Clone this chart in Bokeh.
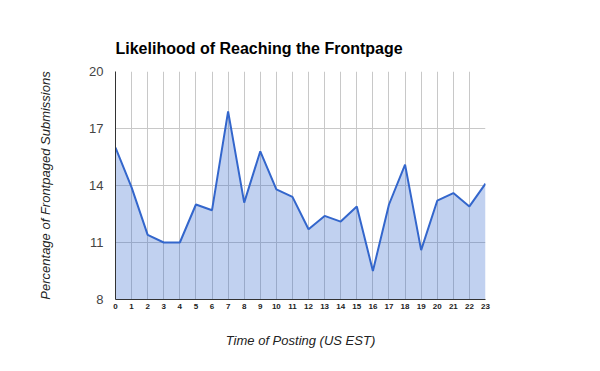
from bokeh.plotting import figure
from bokeh.models import FixedTicker, Range1d, ColumnDataSource
from bokeh.embed import file_html
from bokeh.resources import INLINE

hours = list(range(24))
hour_labels = [str(h) for h in hours]
pct = [16.0, 13.9, 11.4, 11.0, 11.0, 13.0, 12.7, 17.9, 13.1, 15.8, 13.8, 13.4,
       11.7, 12.4, 12.1, 12.9, 9.5, 13.0, 15.1, 10.6, 13.2, 13.6, 12.9, 14.1]
y_ticks = [8, 11, 14, 17, 20]

src = ColumnDataSource(dict(x=hours, y=pct, base=[y_ticks[0]] * len(hours)))

p = figure(width=584, height=355, output_backend="svg", toolbar_location=None,
           x_range=Range1d(0, 23), y_range=Range1d(8, 20),
           min_border_left=115, min_border_right=99, min_border_top=71, min_border_bottom=56)

p.title.text = "Likelihood of Reaching the Frontpage"
p.title.text_font = "Liberation Sans"
p.title.text_font_size = "16px"
p.title.text_font_style = "bold"
p.title.text_color = "#000000"
p.title.align = "left"
p.title.standoff = 29

p.outline_line_color = None
p.background_fill_color = "white"

p.varea(x="x", y1="base", y2="y", source=src, fill_color="#3366cc", fill_alpha=0.3)
p.line(x="x", y="y", source=src, line_color="#3366cc", line_width=2)

p.xaxis.ticker = FixedTicker(ticks=hours)
p.xaxis.major_label_overrides = {h: s for h, s in zip(hours, hour_labels)}
p.yaxis.ticker = FixedTicker(ticks=y_ticks)

for ax in (p.xaxis[0], p.yaxis[0]):
    ax.major_tick_line_color = None
    ax.minor_tick_line_color = None
    ax.major_tick_out = 0
    ax.major_tick_in = 0
    ax.axis_line_color = "#333333"
    ax.axis_line_width = 1
    ax.axis_label_text_font = "Liberation Sans"
    ax.axis_label_text_font_style = "italic"
    ax.axis_label_text_font_size = "13px"
    ax.axis_label_text_color = "#222222"

p.yaxis.axis_label = "Percentage of Frontpaged Submissions"
p.yaxis.major_label_text_font = "Liberation Sans"
p.yaxis.major_label_text_font_size = "13px"
p.yaxis.major_label_text_color = "#444444"
p.yaxis.major_label_standoff = 12
p.yaxis.axis_label_standoff = 33

p.xaxis.axis_label = "Time of Posting (US EST)"
p.xaxis.major_label_text_font = "Liberation Sans"
p.xaxis.major_label_text_font_size = "8px"
p.xaxis.major_label_text_font_style = "bold"
p.xaxis.major_label_text_color = "#222222"
p.xaxis.major_label_standoff = 4
p.xaxis.axis_label_standoff = 21

p.xgrid.grid_line_color = "#c8c8c8"
p.ygrid.grid_line_color = "#c8c8c8"
p.xgrid.ticker = FixedTicker(ticks=hours)
p.ygrid.ticker = FixedTicker(ticks=y_ticks)

open("out.html", "w").write(file_html(p, INLINE))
##############################
Task goal:
The lines from the start of the data through the line that contains "p.yaxis.ticker = FixedTicker(ticks=y_ticks)" are to be returned exactly, please, with both ends included and every picture left out.

Answer to the exercise:
Clone this chart in Bokeh.
from bokeh.plotting import figure
from bokeh.models import FixedTicker, Range1d, ColumnDataSource
from bokeh.embed import file_html
from bokeh.resources import INLINE

hours = list(range(24))
hour_labels = [str(h) for h in hours]
pct = [16.0, 13.9, 11.4, 11.0, 11.0, 13.0, 12.7, 17.9, 13.1, 15.8, 13.8, 13.4,
       11.7, 12.4, 12.1, 12.9, 9.5, 13.0, 15.1, 10.6, 13.2, 13.6, 12.9, 14.1]
y_ticks = [8, 11, 14, 17, 20]

src = ColumnDataSource(dict(x=hours, y=pct, base=[y_ticks[0]] * len(hours)))

p = figure(width=584, height=355, output_backend="svg", toolbar_location=None,
           x_range=Range1d(0, 23), y_range=Range1d(8, 20),
           min_border_left=115, min_border_right=99, min_border_top=71, min_border_bottom=56)

p.title.text = "Likelihood of Reaching the Frontpage"
p.title.text_font = "Liberation Sans"
p.title.text_font_size = "16px"
p.title.text_font_style = "bold"
p.title.text_color = "#000000"
p.title.align = "left"
p.title.standoff = 29

p.outline_line_color = None
p.background_fill_color = "white"

p.varea(x="x", y1="base", y2="y", source=src, fill_color="#3366cc", fill_alpha=0.3)
p.line(x="x", y="y", source=src, line_color="#3366cc", line_width=2)

p.xaxis.ticker = FixedTicker(ticks=hours)
p.xaxis.major_label_overrides = {h: s for h, s in zip(hours, hour_labels)}
p.yaxis.ticker = FixedTicker(ticks=y_ticks)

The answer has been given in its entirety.